Highlights, National Issues, Women & Children

Deciding a child’s future at 11 – how does this make sense ?

The extension of a Grammar school in Kent, has caused discussion and debate over the last few days.

When I heard that the Govt had decided to allow a Grammar school to build another school, apparently this was the first one in 50 years to be built. I did wonder what is progressive about this Govt.

It preaches it is progressive. But another Grammar school ? That’s not progression. That’s a conservative approach – oh ! So the true colours are still there. That will make some people happy.

I never went to a Grammar school. But my parents did, my Uncle did and so did my husband. So you’d have thought they’d have thought this was a good idea. Well they don’t.

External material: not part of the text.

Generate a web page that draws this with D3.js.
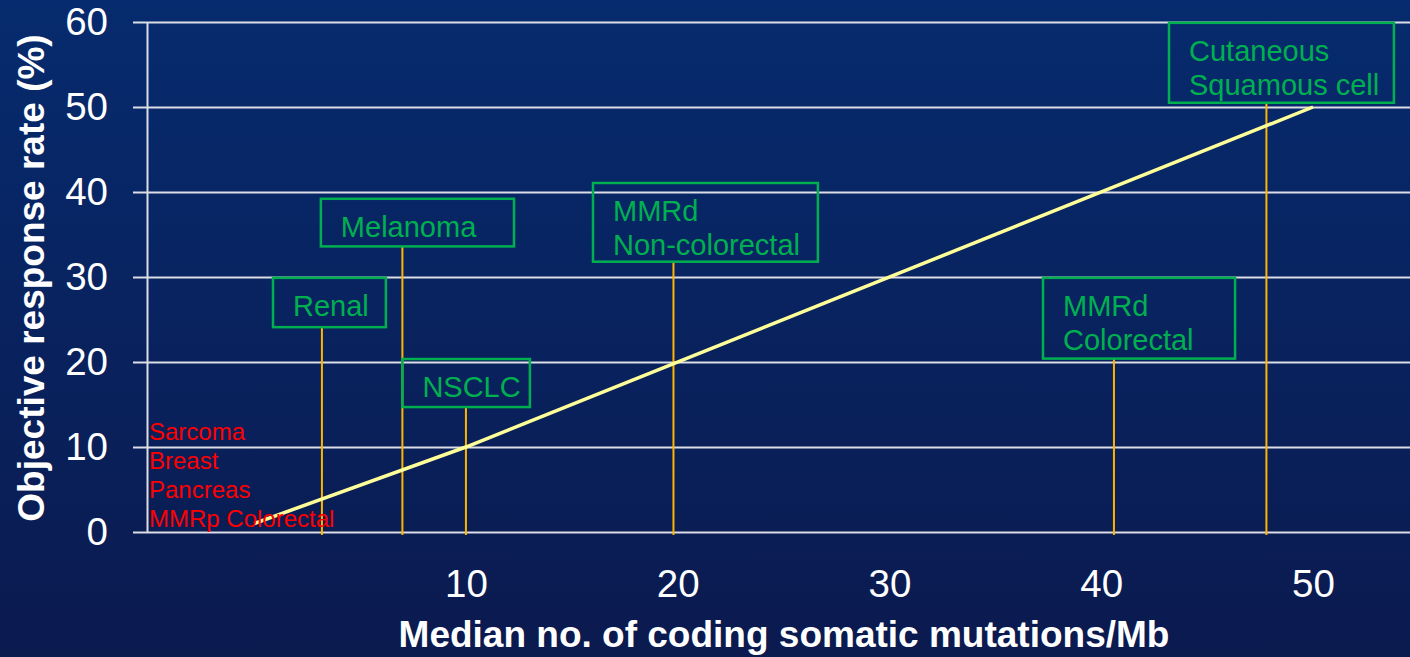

Infact they don’t agree with Grammar schools, though they went to them themselves. They don’t agree with selecting a child at age 11 and this determinimg a child’s future. What about those who are left behind ? In my parents time, many children who went to Secondary moderns, felt inferior, they felt they just weren’t good enough. Siblings were split up, my dad went to a Grammar school, his sister did not. His sister was bright, as he was, but perhaps at 11 she couldn’t do the exams as well as he could, thus she was sent to the Secondary modern and this did affect her life. Her life choices may have been different if she had been able to pass her 11 plus and be in the same school as her older brother.

My Uncle had a conversation with me once about schools. He had been a head teacher in Australia. He believed completely in a comprehensive school. He didn’t have streaming in his school, or any selective test to enter the school, like the 11 plus. His school was highly successful. He never thought Grammar schools were the answer, though he also went to one.

What he concentrated on was leadership and good teaching.

And this is the answer. Not selecting children in a test at 11, but concentrating on the teaching. Having good leadership and teaching in schools.

The answer is to have a fully comprehensive education system where ‘all’ children have the opportunity to succeed. Where we concentrate on the training of teachers and future head teachers.

People have often said to me – it shouldn’t be about structures – but about choice and what does it matter if we have Grammars or Free Schools. Well I choose to have an education system where the choice is that every child is given the opportunity. And that choice involves knowing that you shouldn’t determine a child’s life at 11.